Venus of Willendorf, 24,000 B.C.– 22,000 B.C.

Venus of Willendorf, 24,000 B.C.– 22,000 B.C., but discovered in 1908. 11.5 cm high, Naturhistorisches Museum, Vienna

The Venus of Willendorf, made from oolitic limestone, is one of the oldest known works of art in the world. It is from the area of Willendorf in lower Austria and was discovered by a man named Josef Szombathy who was an archeologist. There have since been discovered other statuettes from this site and they are called the "Venus figures."

Her body type is an idealization of the fertile woman that was worshiped then as the life-giver. Her breasts and even genitals are the prominent features while her face is completely blank, her legs have no feet and even her arms are tiny and very disproportional to her body. These elements give rise to many questions that have not been answered and probably never will be. Was this a deity or a more commonplace figurine? What role did women play in societies or family-like units during that time?

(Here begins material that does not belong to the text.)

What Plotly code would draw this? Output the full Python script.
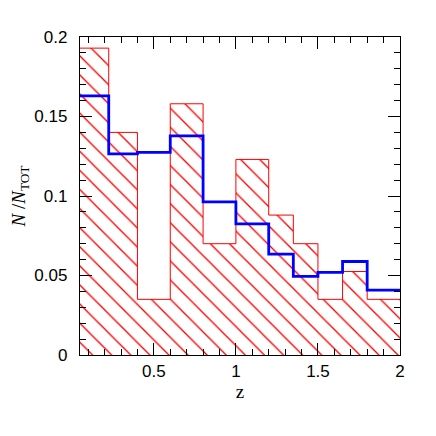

For me the Venus of Willendorf is more a beautiful and stunning example of how far-reaching art is than something I seek to understand. It also serves to remind me how much ideas of ideal female beauty can change and are contingent upon society and culture. Were this woman alive now in Austria she would probably never be considered a goddess of any kind and the artist would to told off for giving encouragement to obesity and health risks.